Abstract

This is a very different kind of book on arbitration: indeed, it is so different as to be unusual. It addresses the procedure and practice of arbitration by first asserting a proposition or typical situation, followed by a hypothetical narrative: there then follows a question arising from the facts which the arbitrator poses to himself (emphasised by heavy print), followed by the analysis of the authors which appears under the title Course of Action. The range is very comprehensive, with 39 numbered paragraphs, and varying numbers of sub-paragraphs, covering such a variety of topics as arbitration agreements, appointments, awards, costs, damages, directions, evidence, fees, injunctions, interest, misconduct, pleadings, settlements and witnesses. All is embellished by three appendices collecting together apposite statutes, Rules of the Supreme Court and a miscellany of arbitral rules. The book has a very practical slant and arbitrators operating in the everyday hurly-burly of arbitral practice may find it helpful, provided they can first slot themselves into one of the categories identified by the authors.
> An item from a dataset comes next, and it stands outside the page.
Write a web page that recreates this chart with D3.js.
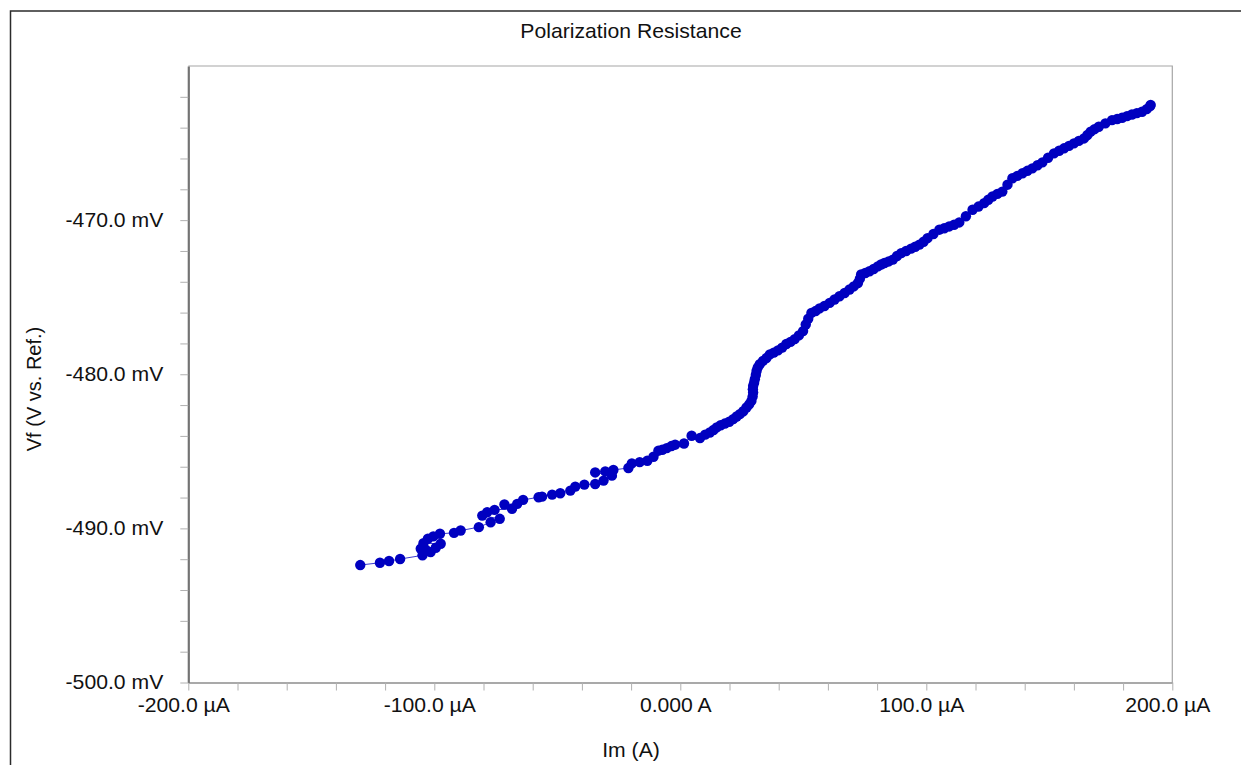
<!DOCTYPE html>
<html>
<head>
<meta charset="utf-8">
<script src="https://cdn.jsdelivr.net/npm/d3@7"></script>
<style>
  body { margin: 0; background: #fff; }
  svg text { font-family: "Liberation Sans", Arial, sans-serif; fill: #111; }
</style>
</head>
<body>
<div id="chart"></div>
<script>
// current in µA, potential in mV
var imValues = [
  -130.1, -122.1, -118.4, -113.9, -104.8, -101.5, -103.5, -105.5, -99.4, -97.4,
  -104.4, -102.6, -100.4, -97.7, -92.0, -89.3, -81.9, -77.1, -73.4, -80.5,
  -78.5, -75.5, -68.4, -71.5, -66.3, -63.9, -57.6, -56.2, -52.1, -48.8,
  -44.7, -42.7, -39.0, -34.6, -31.2, -27.8, -34.6, -30.5, -27.2, -21.1,
  -19.7, -16.5, -13.4, -10.9, -8.9, -7.3, -5.5, -3.6, -2.1, 1.5,
  4.6, 8.0, 10.1, 12.0, 13.5, 14.8, 16.4, 18.1, 19.9, 21.5,
  22.9, 24.2, 25.6, 26.9, 28.0, 28.9, 29.4, 29.6, 29.5, 29.6,
  30.0, 30.3, 30.7, 31.0, 31.5, 32.3, 33.6, 35.0, 36.4, 38.0,
  39.7, 41.4, 43.1, 44.8, 46.5, 48.2, 49.9, 51.0, 52.0, 53.3,
  55.0, 56.6, 58.6, 60.7, 62.7, 64.7, 66.8, 68.8, 70.5, 72.2,
  73.0, 73.5, 75.2, 76.9, 78.6, 80.3, 81.6, 83.0, 84.7, 86.4,
  88.1, 89.8, 91.8, 93.8, 95.5, 97.2, 98.9, 100.5, 102.9, 105.3,
  107.3, 109.3, 111.3, 113.4, 116.1, 118.8, 121.2, 123.5, 125.2, 126.9,
  128.9, 130.9, 133.0, 135.0, 137.0, 139.1, 141.1, 143.1, 145.2, 147.2,
  149.5, 151.9, 154.0, 156.0, 158.0, 160.0, 162.0, 164.1, 165.5, 166.8,
  168.4, 170.1, 172.8, 175.5, 177.6, 179.6, 181.6, 183.6, 185.6, 187.7,
  189.6, 191.0, 191.2
];
var vfValues = [
  -492.38, -492.23, -492.12, -491.99, -491.75, -491.54, -491.38, -491.32, -491.26, -491.00,
  -490.96, -490.67, -490.52, -490.35, -490.29, -490.14, -489.92, -489.60, -489.38, -489.17,
  -488.95, -488.80, -488.73, -488.45, -488.41, -488.15, -487.98, -487.94, -487.81, -487.72,
  -487.55, -487.29, -487.16, -487.12, -486.90, -486.58, -486.37, -486.30, -486.21, -486.08,
  -485.78, -485.70, -485.61, -485.35, -484.96, -484.90, -484.79, -484.66, -484.57, -484.49,
  -483.99, -484.14, -483.92, -483.78, -483.62, -483.45, -483.31, -483.20, -483.08, -482.91,
  -482.74, -482.59, -482.40, -482.16, -481.95, -481.73, -481.45, -481.19, -480.98, -480.76,
  -480.55, -480.32, -480.05, -479.79, -479.55, -479.35, -479.13, -478.95, -478.71, -478.60,
  -478.45, -478.27, -478.04, -477.90, -477.72, -477.48, -477.20, -476.77, -476.40, -476.02,
  -475.90, -475.73, -475.57, -475.37, -475.15, -474.94, -474.73, -474.50, -474.30, -474.08,
  -473.80, -473.53, -473.43, -473.32, -473.17, -473.00, -472.88, -472.78, -472.68, -472.56,
  -472.33, -472.14, -472.00, -471.85, -471.73, -471.59, -471.40, -471.17, -470.90, -470.62,
  -470.53, -470.41, -470.30, -470.15, -469.75, -469.33, -469.12, -468.90, -468.68, -468.47,
  -468.30, -468.15, -467.70, -467.28, -467.13, -466.96, -466.80, -466.64, -466.44, -466.25,
  -465.95, -465.67, -465.50, -465.34, -465.18, -465.02, -464.86, -464.70, -464.48, -464.26,
  -464.10, -463.94, -463.72, -463.51, -463.44, -463.36, -463.25, -463.15, -463.06, -462.97,
  -462.80, -462.60, -462.52
];

var xTicks = [-200, -180, -160, -140, -120, -100, -80, -60, -40, -20, 0, 20, 40, 60, 80, 100, 120, 140, 160, 180, 200];
var xLabels = [-200, -100, 0, 100, 200];
var yTicks = [-500, -498, -496, -494, -492, -490, -488, -486, -484, -482, -480, -478, -476, -474, -472, -470, -468, -466, -464, -462];
var yLabels = [-500, -490, -480, -470];

var title = "Polarization Resistance",
    xTitle = "Im (A)",
    yTitle = "Vf (V vs. Ref.)";

var data = imValues.map(function(d, i) { return { im: d, vf: vfValues[i] }; });

var svgWidth = 1241, svgHeight = 765;
var plot = { left: 188.3, right: 1172.3, top: 66, bottom: 682.5 };
var stretch = "scale(1.06,1)";

var svg = d3.select("#chart").append("svg")
    .attr("width", svgWidth)
    .attr("height", svgHeight);

// outer frame
svg.append("rect")
    .attr("x", 10.5).attr("y", 11)
    .attr("width", 1240).attr("height", 780)
    .attr("fill", "none")
    .attr("stroke", "#2b2b2b")
    .attr("stroke-width", 1.5);

var x = d3.scaleLinear().domain([-200, 200]).range([plot.left, plot.right]);
var y = d3.scaleLinear().domain([-500, -460]).range([plot.bottom, plot.top]);

// plot frame (top + right)
svg.append("path")
    .attr("d", "M" + plot.left + "," + plot.top + "H" + plot.right + "V" + plot.bottom)
    .attr("fill", "none")
    .attr("stroke", "#a6a6a6")
    .attr("stroke-width", 1.2);

var xAxis = d3.axisBottom(x)
    .tickValues(xTicks)
    .tickSize(8)
    .tickSizeOuter(0)
    .tickPadding(7)
    .tickFormat(function(d) {
      if (xLabels.indexOf(d) < 0) return "";
      return d === 0 ? "0.000 A" : d.toFixed(1) + " \u00b5A";
    });

var yAxis = d3.axisLeft(y)
    .tickValues(yTicks)
    .tickSize(8)
    .tickSizeOuter(0)
    .tickPadding(17)
    .tickFormat(function(d) {
      return yLabels.indexOf(d) < 0 ? "" : d.toFixed(1) + " mV";
    });

var gx = svg.append("g")
    .attr("transform", "translate(0," + plot.bottom + ")")
    .call(xAxis);

var gy = svg.append("g")
    .attr("transform", "translate(" + plot.left + ",0)")
    .call(yAxis);

[gx, gy].forEach(function(g) {
  g.selectAll(".tick line").attr("stroke", "#b0b0b0");
  g.selectAll("text")
      .style("font-family", "'Liberation Sans', Arial, sans-serif")
      .style("font-size", "20px")
      .attr("fill", "#111");
});
gx.select(".domain").attr("stroke", "#8c8c8c").attr("stroke-width", 1.6);
gy.select(".domain").attr("stroke", "#737373").attr("stroke-width", 2.2);
gx.selectAll(".tick text").attr("transform", "translate(-5,0) " + stretch);
gy.selectAll(".tick text").attr("transform", "translate(-25,0) " + stretch).attr("x", 0);

// connecting line
var line = d3.line()
    .x(function(d) { return x(d.im); })
    .y(function(d) { return y(d.vf); });

svg.append("path")
    .datum(data)
    .attr("fill", "none")
    .attr("stroke", "#3a3ad0")
    .attr("stroke-width", 1)
    .attr("d", line);

svg.append("g")
  .selectAll("circle")
    .data(data)
  .enter().append("circle")
    .attr("cx", function(d) { return x(d.im); })
    .attr("cy", function(d) { return y(d.vf); })
    .attr("r", 5.2)
    .attr("fill", "#0000c0");

// titles
svg.append("text")
    .attr("transform", "translate(631,38) " + stretch)
    .attr("text-anchor", "middle")
    .style("font-size", "20px")
    .text(title);

svg.append("text")
    .attr("transform", "translate(631,757) " + stretch)
    .attr("text-anchor", "middle")
    .style("font-size", "20px")
    .text(xTitle);

svg.append("text")
    .attr("transform", "translate(41,389) rotate(-90)")
    .attr("text-anchor", "middle")
    .style("font-size", "20px")
    .text(yTitle);
</script>
</body>
</html>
Ultimately the success of the book will turn on the authors having identified the issues likely to prove troublesome in practice and in the soundness of the analysis and advice given under Course of Action. There can be no complaint with the level of the awareness of the authors, they are both practising arbitrators. The Course of Action which they recommend is however not always free of reservation, but given the task the authors have set themselves it would be remarkable if at the first attempt they succeeded in producing a watertight text. The methodology is however far from being straightforward, and may even represent a dangerous design. It calls not only for accurate analysis of an ever-developing system of law and practice, but also its perceptive application to the hypothetical narrative set out in the text. This may embody demands which the authors have not fully appreciated. Not all the issues confronted in the text fall within the province of procedure and practice, strictly perceived; but this only adds to the potential utility of the text. Nor is there any detriment in the unambiguous bias towards construction arbitration. Nonetheless the text creates a certain disquiet which cannot be shaken off. This is an innovative adventure which has not quite come off.